The moment I said “iligalbility” I knew it was time to put the glass of wine down.
That and the fact that the bottle was empty.
“We can’t put it off any longer Alan, our daughter needs new shoes”
CENTIPEDE DAD: [staring out the window] This is gonna bankrupt us Susan
I’d like to be alone now please sign out.
Police Sketch Artist: We need to get his face out there ASAP. I’m going to need you to describe him to me.
Me: He looked like the type of person who wouldn’t be ashamed to ride a tricycle in public.
Police Sketch Artist: *pencil poised* Um…
Me: That’s all I got my man.
The woman in line behind apparently wants to slowly put her body inside of mine.
her: i’m leaving you
me: is it because of my obsession with emo rock bands
her: no it’s because of the weird chemistry fanfics that you keep writing
me: i knew it! you hate my chemical romance
I have seen lots of recipes for things to make from leftover chocolate from Easter this week. Which leads me to the question: what is leftover chocolate?
“Due to the economy, we are going to have to let one of you go.” – Me to my children.
Amazon Review Guide
⭐☆☆☆☆ – I’m angry and taking my slight inconvenience out on you
⭐⭐☆☆☆ – Your product is crap
⭐⭐⭐☆☆ – Average
⭐⭐⭐⭐☆ – Great product!
⭐⭐⭐⭐⭐ – Average but I feel bad leaving a lower rating
There is “Tea” in Team and I am not sure what I am trying to say here but it’s very inspirational.
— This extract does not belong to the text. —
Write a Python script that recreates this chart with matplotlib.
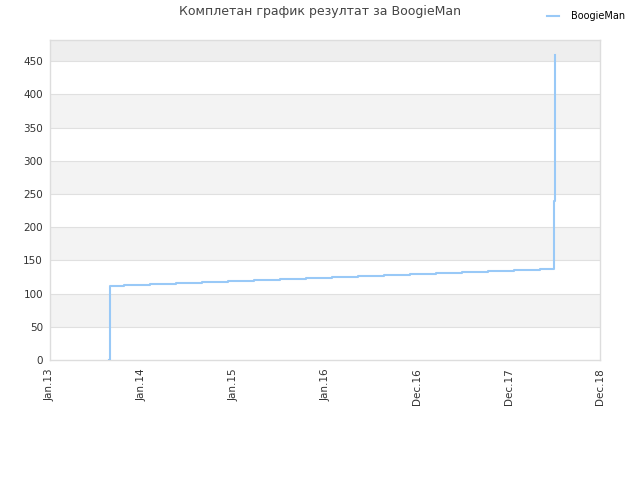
import matplotlib
matplotlib.use("Agg")
import matplotlib.pyplot as plt
import matplotlib.dates as mdates
import numpy as np
import datetime as dt


title = "Комплетан график резултат за BoogieMan"
series_name = "BoogieMan"

dates = [
    "2013-08-26", "2013-08-27", "2013-10-22", "2014-02-03", "2014-05-18",
    "2014-08-29", "2014-12-11", "2015-03-24", "2015-07-06", "2015-10-17",
    "2016-01-29", "2016-05-11", "2016-08-23", "2016-12-04", "2017-03-18",
    "2017-06-29", "2017-10-11", "2018-01-22", "2018-05-06", "2018-06-30",
    "2018-07-05",
]
scores = [
    0, 111, 113, 114, 116,
    117, 119, 120, 122, 123,
    125, 126, 128, 129, 131,
    132, 134, 135, 137, 239,
    459,
]

x_start = dt.date(2013, 1, 1)
x_end = dt.date(2018, 12, 31)
tick_dates = [dt.date(2013, 1, 1), dt.date(2014, 1, 1), dt.date(2015, 1, 1),
              dt.date(2016, 1, 1), dt.date(2016, 12, 31), dt.date(2017, 12, 31),
              dt.date(2018, 12, 31)]
y_ticks = [0, 50, 100, 150, 200, 250, 300, 350, 400, 450]
grey_bands = [(50, 100), (150, 200), (250, 300), (350, 400)]
top_band = (450, 500)

x = [dt.datetime.strptime(d, "%Y-%m-%d") for d in dates]

fig = plt.figure(figsize=(6.4, 4.8), dpi=100)
ax = fig.add_axes([0.078, 0.25, 0.86, 0.6667])

for lo, hi in grey_bands:
    ax.axhspan(lo, hi, color="#f3f3f3", zorder=0, lw=0)
ax.axhspan(top_band[0], top_band[1], color="#eeeeee", zorder=0, lw=0)
for yv in y_ticks[1:]:
    ax.axhline(yv, color="#e0e0e0", lw=0.8, zorder=1)

ax.plot(x, scores, drawstyle="steps-post", color="#99c9f7", lw=1.5,
        label=series_name, zorder=3)

ax.set_xlim(x_start, x_end)
ax.set_ylim(0, 482)
ax.set_xticks(tick_dates)
ax.xaxis.set_major_formatter(mdates.DateFormatter("%b.%y"))
ax.set_yticks(y_ticks)
ax.tick_params(axis="x", rotation=90, labelsize=7.5, colors="#333333", length=0, pad=6)
ax.tick_params(axis="y", labelsize=7.5, colors="#333333", length=0, pad=5)

for s in ax.spines.values():
    s.set_color("#dddddd")
    s.set_linewidth(1)

fig.text(0.5, 0.975, title, ha="center", va="center", fontsize=9, color="#444444")
leg = fig.legend(loc="upper right", bbox_to_anchor=(0.99, 0.995), frameon=False,
                 fontsize=7, handlelength=1.2, handletextpad=1.2)

fig.savefig("out.png", dpi=100)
Getting invited to an ice cream social is conflicting because there’s the ice cream, but also the social
I need to get organized and plan ahead
*starts thawing the thanksgiving turkey
*Sees a guy blow a snot rocket*
Watch this! Does a kegel. Bloody tampon goes flying
Leaving hotel: please if possible try not to trash the room like a 70s rock band. But no worries if you do
Leaving airbnb: polish all the floors, bake a cake, and wash the towels/ fold them into cranes.